Au sein du projet Unité Mobile d’Action Artistique, quel est le statut de la structure inventée par Cocky Eek ?

OG : L’UMAA, ce sont les artistes, les propositions artistiques, le dispositif technique, tout ce qui va permettre de déplacer Mille Plateaux, le rendre itinérant. La structure de Cocky est la scénographie du concept de l’UMAA, une scénographie active, opérante, ce n’est pas un contenant, elle détermine aussi un contenu. Et notamment, l’idée du faire vite, produire dans une forme d’immédiateté et d’urgence.
Chaque déplacement de l’UMAA sera l’occasion de travailler sur un lieu, de rencontrer les gens, de co-construire un projet avec un territoire et non sur un territoire. En découvrant la mobilité, l’agilité de ce dispositif, je me dis qu’il sera possible d’intervenir de manière souple, cela rend les choses plus ouvertes, c’est une proposition artistique pensée comme un pop-up.

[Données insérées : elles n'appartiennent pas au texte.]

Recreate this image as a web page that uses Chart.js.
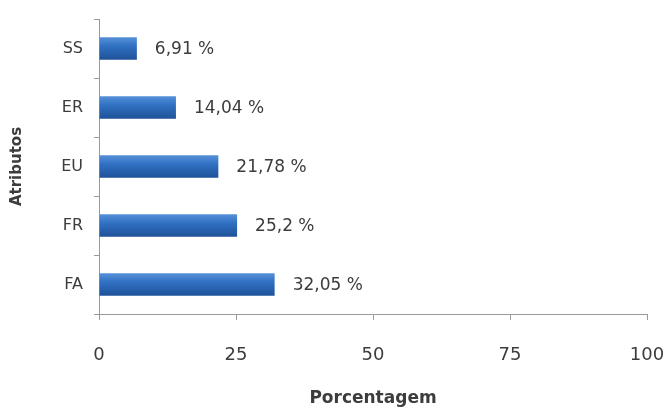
<!DOCTYPE html>
<html>
<head>
<meta charset="utf-8">
<script src="https://cdn.jsdelivr.net/npm/chart.js@4/dist/chart.umd.min.js"></script>
<style>
html,body{margin:0;padding:0;background:#fff;}
#wrap{width:665px;height:410px;}
</style>
</head>
<body>
<div id="wrap"><canvas id="c" width="665" height="410"></canvas></div>
<script>
const categories = ["SS", "ER", "EU", "FR", "FA"];
const values = [6.91, 14.04, 21.78, 25.2, 32.05];
const xTicks = [0, 25, 50, 75, 100];
const xTitle = "Porcentagem";
const yTitle = "Atributos";

const FONT = "'DejaVu Sans', 'Open Sans', sans-serif";
const TXT = "#3c3c3c";

const valueLabels = {
  id: "valueLabels",
  afterDatasetsDraw(chart) {
    const ctx = chart.ctx;
    const meta = chart.getDatasetMeta(0);
    ctx.save();
    ctx.font = "17px " + FONT;
    ctx.fillStyle = TXT;
    ctx.textAlign = "left";
    ctx.textBaseline = "middle";
    meta.data.forEach((el, i) => {
      const t = String(values[i]).replace(".", ",") + " %";
      ctx.fillText(t, el.x + 18, el.y + 1);
    });
    ctx.restore();
  }
};

function barFill(c) {
  const chart = c.chart;
  const y = chart.scales && chart.scales.y;
  if (!y || !chart.chartArea || c.dataIndex === undefined) return "#2c64b0";
  const cy = y.getPixelForValue(c.dataIndex);
  const g = chart.ctx.createLinearGradient(0, cy - 11, 0, cy + 11);
  g.addColorStop(0, "#5590d8");
  g.addColorStop(0.4, "#3070c2");
  g.addColorStop(1, "#1f5299");
  return g;
}

new Chart(document.getElementById("c"), {
  type: "bar",
  data: {
    labels: categories,
    datasets: [{
      data: values,
      backgroundColor: barFill,
      borderWidth: 0,
      categoryPercentage: 1,
      barPercentage: 0.38
    }]
  },
  plugins: [valueLabels],
  options: {
    indexAxis: "y",
    responsive: false,
    animation: false,
    devicePixelRatio: 1,
    layout: { padding: { left: 0, right: 18, top: 19, bottom: 0 } },
    plugins: { legend: { display: false }, tooltip: { enabled: false } },
    scales: {
      x: {
        min: 0, max: 100,
        afterBuildTicks(s) { s.ticks = xTicks.map(v => ({ value: v })); },
        afterFit(s) { s.height = 96; s.paddingLeft = 0; s.paddingRight = 0; },
        grid: { drawOnChartArea: false, drawTicks: true, tickLength: 6, color: "#9a9a9a" },
        border: { display: true, color: "#9a9a9a", width: 1 },
        ticks: { padding: 25, color: TXT, font: { family: FONT, size: 18 } },
        title: { display: true, text: xTitle, color: TXT, font: { family: FONT, size: 17, weight: "bold" }, padding: { top: 0, bottom: 1 } }
      },
      y: {
        afterFit(s) { s.width = 99; s.paddingTop = 0; s.paddingBottom = 0; },
        grid: { drawOnChartArea: false, drawTicks: true, tickLength: 5, color: "#9a9a9a", offset: true },
        border: { display: true, color: "#9a9a9a", width: 1 },
        ticks: { padding: 11, color: TXT, font: { family: FONT, size: 16 } },
        title: { display: true, text: yTitle, color: TXT, font: { family: FONT, size: 15, weight: "bold" }, padding: { top: 8, bottom: 0 } }
      }
    }
  }
});
</script>
</body>
</html>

Dans Mille Plateaux de Deleuze et Guattari, on trouve cette citation : « Mes territoires sont hors de prise, et pas parce qu’ils sont imaginaires, au contraire : parce que je suis en train de les tracer ». Est-ce que cela résonne avec l’Unité Mobile d’Action Artistique ?

CE : C’est exactement ce qui s’est passé lors de la visite d’Olivia aux Pays-Bas. Rien n’était préparé, les événements se sont dépliés au fur et à mesure. Nous étions tous transportés, comme lorsque les chevaux se sont approchés, que nous avons ouvert les fermetures de la sphère, qu’Olivia est entrée dedans. Tout cela crée de nouveaux territoires. L’une des premières choses que j’ai écrites sur cette structure sphérique il y a dix ans : elle est faite pour des territoires inconnus.
OG : Cette citation trace un horizon, celui d’une dynamique, non pas une utopie mais un vrai programme. Il s’agit d’être à l’endroit où l’artiste est en train de faire, et non de projeter ce qu’il pourrait faire. Dans le catalogue de l’exposition Aerodream, on retrouve les expériences artistiques menées avec des structures gonflables par Cage, Cunningham, Fluxus, la danse post-moderne américaine.Le gonflable rassemble la lignée d’artistes qui m’ont toujours inspirée. Il y est question de certains évènements organisés avec l’idée de non-programme. Le projet de l’UMAA est programmatique, mais chacune de ses expérimentations nous fera plonger dans des territoires inconnus, où tout reste à inventer. La structure de Cocky va permettre une hybridation entre ce que Mille Plateaux va apporter et ce que les gens en feront, comme une manière d’accueillir l’imprévisible.